Which brings me to those three recent concerts, each of which offered a distinct approach to the art of the piano recital, as it is currently practiced in New York. The first was played at the 92nd Street Y by the Hungarian pianist Zoltán Kocsis, who, among other things, demonstrated that absence does not necessarily make local hearts grow fonder, even for a pianist who is one of the world’s acknowledged masters. It was 14 years since Mr. Kocsis had played here–he had an aversion to flying and, in any case, he was deeply embroiled in the musical life of Budapest as a pianist, conductor and composer–and the hall was not sold out. Seemingly unperturbed, he took the stage with great ebullience and, though playing a rather harshly voiced Steinway, delivered a magnificent, broad-ranging program of Mozart, Beethoven, Liszt and Bartók that was united chiefly by a commanding, utterly personal approach to everything he touched. Like the late Sviatoslav Richter, who was one of his biggest admirers, Mr. Kocsis has the ability to penetrate to the heart of a piece with an almost ruthless immediacy. In the manner of one of the old, idiosyncratic virtuosos, he chose, for his last encore, the lengthy second movement of Schubert’s monumental B-flat Sonata, which he played–
astonishingly–as a bittersweet dance.
A few nights later, Christopher Taylor showed that for an up-and-coming, 31-year-old American pianist to fill a concert hall–even one as snug as Columbia University’s Miller Theatre–you have to deliver an “event.” Mr.
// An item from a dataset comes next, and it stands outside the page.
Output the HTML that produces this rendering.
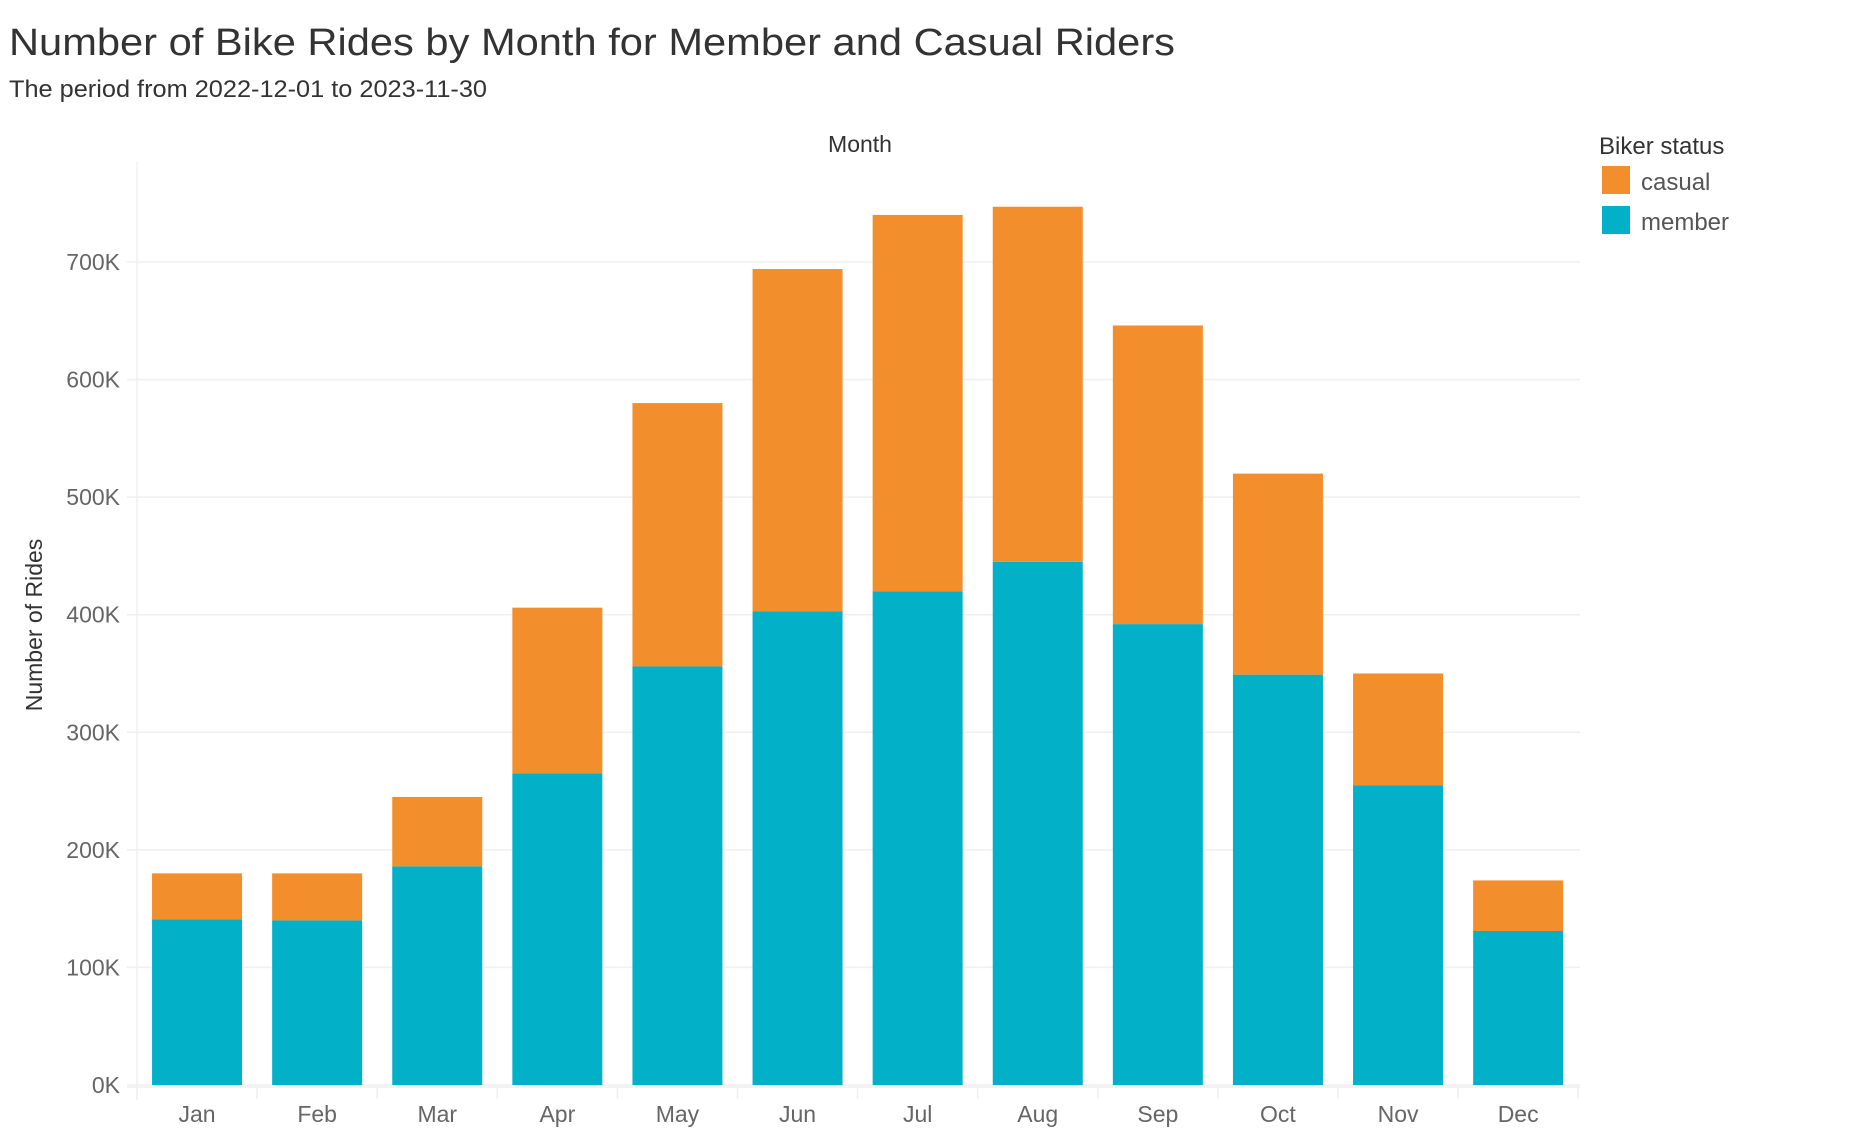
<!DOCTYPE html>
<html><head><meta charset="utf-8"><style>
html,body{margin:0;padding:0;background:#fff;}
svg{display:block;font-family:"Liberation Sans",sans-serif;}
</style></head><body>
<svg id="chart" width="1876" height="1130" viewBox="0 0 1876 1130">
<text x="9" y="55" font-size="38" fill="#333" textLength="1166" lengthAdjust="spacingAndGlyphs">Number of Bike Rides by Month for Member and Casual Riders</text>
<text x="9" y="97" font-size="24" fill="#333" textLength="478" lengthAdjust="spacingAndGlyphs">The period from 2022-12-01 to 2023-11-30</text>
<text x="860" y="152" font-size="23" fill="#333" text-anchor="middle">Month</text>
<text transform="translate(42,625) rotate(-90)" font-size="23" fill="#333" text-anchor="middle">Number of Rides</text>
<g id="grid"></g><g id="bars"></g><g id="xaxis"></g>
<g>
<text x="1599" y="154" font-size="24" fill="#333">Biker status</text>
<rect x="1602" y="166" width="28" height="28" fill="#F28E2B"/>
<text x="1641" y="190" font-size="24" fill="#555">casual</text>
<rect x="1602" y="206" width="28" height="28" fill="#02B0C7"/>
<text x="1641" y="230" font-size="24" fill="#555">member</text>
</g>
</svg>
<script>
const months=["Jan","Feb","Mar","Apr","May","Jun","Jul","Aug","Sep","Oct","Nov","Dec"];
const member=[141000,140000,186000,265000,356000,403000,420000,445000,392000,349000,255000,131000];
const casual=[39000,40000,59000,141000,224000,291000,320000,302000,254000,171000,95000,43000];
const yTicks=[0,100000,200000,300000,400000,500000,600000,700000];
const yTickLabels=["0K","100K","200K","300K","400K","500K","600K","700K"];
const NS="http://www.w3.org/2000/svg";
const x0=137,band=120.1,barW=90,y0=1085,perUnit=(1085-262)/700000;
const y=v=>y0-v*perUnit;
const xb=i=>x0+i*band+(band-barW)/2;
function mk(t,a,p){const e=document.createElementNS(NS,t);for(const k in a)e.setAttribute(k,a[k]);p.appendChild(e);return e;}
const grid=document.getElementById('grid'),bars=document.getElementById('bars'),xa=document.getElementById('xaxis');
const yl=mk('line',{x1:x0,x2:x0,y1:162,y2:1100,stroke:'#f0f0f0','stroke-width':1.5},grid);


yTicks.forEach((v,i)=>{
 const g=mk('line',{x1:x0-10,x2:1580,y1:y(v),y2:y(v),stroke:'#efefef','stroke-width':1.5},grid);
 
 
 const t=mk('text',{x:120,y:y(v)+8,'font-size':23,fill:'#666','text-anchor':'end'},grid);
 t.textContent=yTickLabels[i];
 
 
});
const xl=mk('line',{x1:x0-10,x2:1580,y1:y0+2,y2:y0+2,stroke:'#efefef','stroke-width':1.5},xa);


months.forEach((m,i)=>{
 const mb=mk('rect',{x:xb(i),width:barW,y:y(member[i]),height:member[i]*perUnit,fill:'#02B0C7'},bars);
 
 
 const cb=mk('rect',{x:xb(i),width:barW,y:y(member[i]+casual[i]),height:casual[i]*perUnit,fill:'#F28E2B'},bars);
 
 
 const tk=mk('line',{x1:x0+i*band,x2:x0+i*band,y1:y0+2,y2:y0+14,stroke:'#efefef','stroke-width':1.5},xa);
 
 
 const t=mk('text',{x:x0+i*band+band/2,y:1122,'font-size':23,fill:'#666','text-anchor':'middle'},xa);
 t.textContent=m;
 
 
});
const lt=mk('line',{x1:x0+12*band,x2:x0+12*band,y1:y0+2,y2:y0+14,stroke:'#efefef','stroke-width':1.5},xa);


</script>
</body></html>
Taylor extended the current vogue for one-composer programs by playing what is surely the century’s most daunting one-work piano program–Olivier Messiaen’s complete Vingt Regards sur l’Enfant Jésus, a two-hour panoply of “views” of the Christ child that are as multifaceted as the windows at Chartres. Simply to play this fiendishly dense stuff from memory was an achievement; to sustain it over two hours, with a sense that strange beauties were being discovered at every turn, was astounding. Mr. Taylor, who graduated summa cum laude in mathematics from Harvard, may be a model for today’s recital-challenged young pianists to follow: He tries to play a contemporary work on every program; he is not afraid to follow an abstract étude by Ligeti with a rag by Scott Joplin; and he plays only 25 to 30 concerts a year, while maintaining a teaching position at the University of Wisconsin. He is clearly doing exactly what he wants, the way he wants to do it–and if the audience happens to catch up with him, so much the better. Judging from the cheering at the Miller, they already have.
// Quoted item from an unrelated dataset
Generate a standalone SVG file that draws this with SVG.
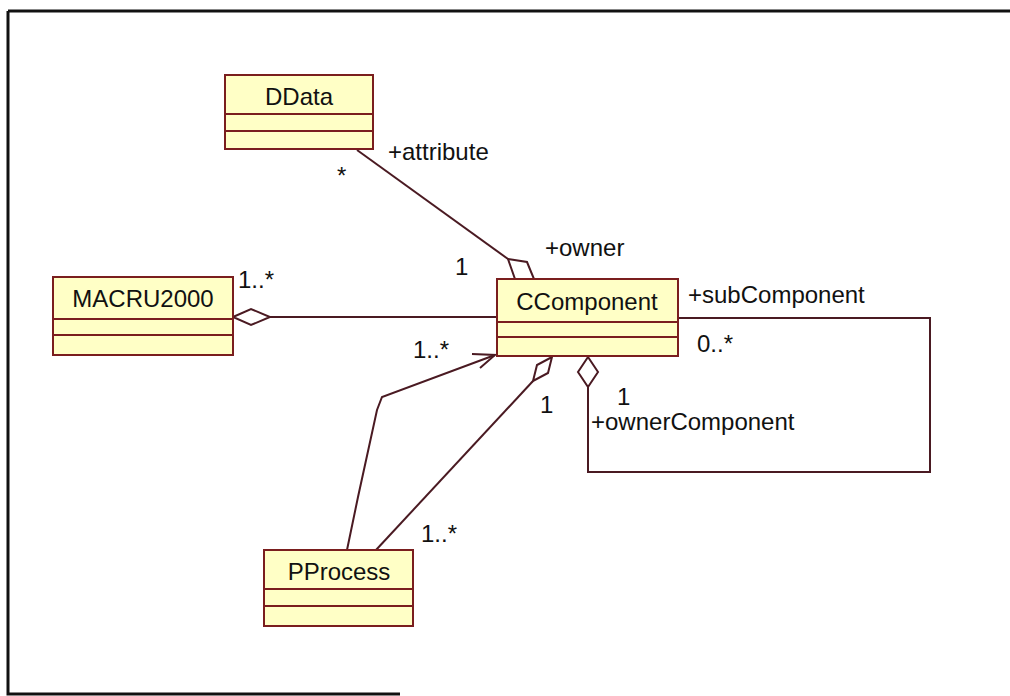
<svg xmlns="http://www.w3.org/2000/svg" width="1010" height="696" viewBox="0 0 1010 696">
<style>
.box{fill:#ffffc6;stroke:#7a1e1e;stroke-width:2}
.div{stroke:#7a1e1e;stroke-width:2}
.ln{fill:none;stroke:#4a1a22;stroke-width:2}
.dia{fill:#ffffff;stroke:#4a1a22;stroke-width:2}
text{font-family:"Liberation Sans",Arial,sans-serif;font-size:24px;fill:#111}
.c{text-anchor:middle}
</style>
<rect width="1010" height="696" fill="#ffffff"/>
<g id="frame" stroke="#111" stroke-width="3" fill="none">
<path d="M8 11 H1010 M8 11 V694 H400"/>
</g>
<g id="connectors">
<!-- DData - CComponent -->
<path class="ln" d="M357 150 L508 259"/>
<polygon class="dia" points="508,259 527,262 534,279 515,279"/>
<!-- MACRU2000 - CComponent -->
<path class="ln" d="M270 317 H497"/>
<polygon class="dia" points="233,317 251,309 270,317 251,325"/>
<!-- PProcess -> CComponent navigable -->
<polyline class="ln" points="347,550 358,497 377,410 382,397 495,355"/>
<path class="ln" d="M472 354 L495 355 L480 368"/>
<!-- PProcess - CComponent aggregation -->
<path class="ln" d="M376 550 L533 381"/>
<polygon class="dia" points="533,381 537,365 552,357 548,373"/>
<!-- self association -->
<polygon class="dia" points="588,357 598,372 588,387 578,372"/>
<path class="ln" d="M588 387 V472 H930 V318 H678"/>
</g>
<g id="DData">
<rect class="box" x="225" y="75" width="148" height="74"/>
<path class="div" d="M225 114 H373 M225 131 H373"/>
<text class="c" x="299" y="105">DData</text>
</g>
<g id="MACRU2000">
<rect class="box" x="53" y="277" width="180" height="78"/>
<path class="div" d="M53 319 H233 M53 335 H233"/>
<text class="c" x="143" y="307">MACRU2000</text>
</g>
<g id="CComponent">
<rect class="box" x="497" y="279" width="181" height="77"/>
<path class="div" d="M497 322 H678 M497 337 H678"/>
<text class="c" x="587" y="310">CComponent</text>
</g>
<g id="PProcess">
<rect class="box" x="264" y="550" width="149" height="76"/>
<path class="div" d="M264 589 H413 M264 606 H413"/>
<text class="c" x="339" y="580">PProcess</text>
</g>
<g id="labels">
<text x="388" y="160">+attribute</text>
<text x="337" y="184">*</text>
<text x="455" y="275">1</text>
<text x="545" y="256">+owner</text>
<text x="238" y="288">1..*</text>
<text x="688" y="303">+subComponent</text>
<text x="697" y="352">0..*</text>
<text x="413" y="358">1..*</text>
<text x="540" y="413">1</text>
<text x="617" y="405">1</text>
<text x="591" y="430">+ownerComponent</text>
<text x="421" y="542">1..*</text>
</g>
</svg>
The French pianist Jean-Yves Thibaudet is only eight years older than Mr. Taylor, but his career seems decades ahead. He has made more than 20 well-marketed recordings for Decca, played with most of the world’s major orchestras and pursued an international performing schedule of nearly 200 concerts last year. For his Carnegie Hall recital debut, he chose a demanding all-French program, including the second book of Debussy’s Préludes, Ravel’s “Miroirs” and the last of the Vingt Regards. But Mr. Thibaudet, a willowy blond who would look right at home in one of Ralph Lauren’s white-flannel ads, is incapable of making anything sound demanding. Nothing in the exotically ornamented program was foreign to his fingers–they scampered, swept, lingered and leaped with silky ease. If Mr. Taylor’s Messiaen always revealed the struggle at the heart of faith, Mr. Thibaudet’s was almost insouciant. He is a pianist of outer–not inner–fire, a true crowd-pleaser. To nobody’s surprise, he had sold out the hall.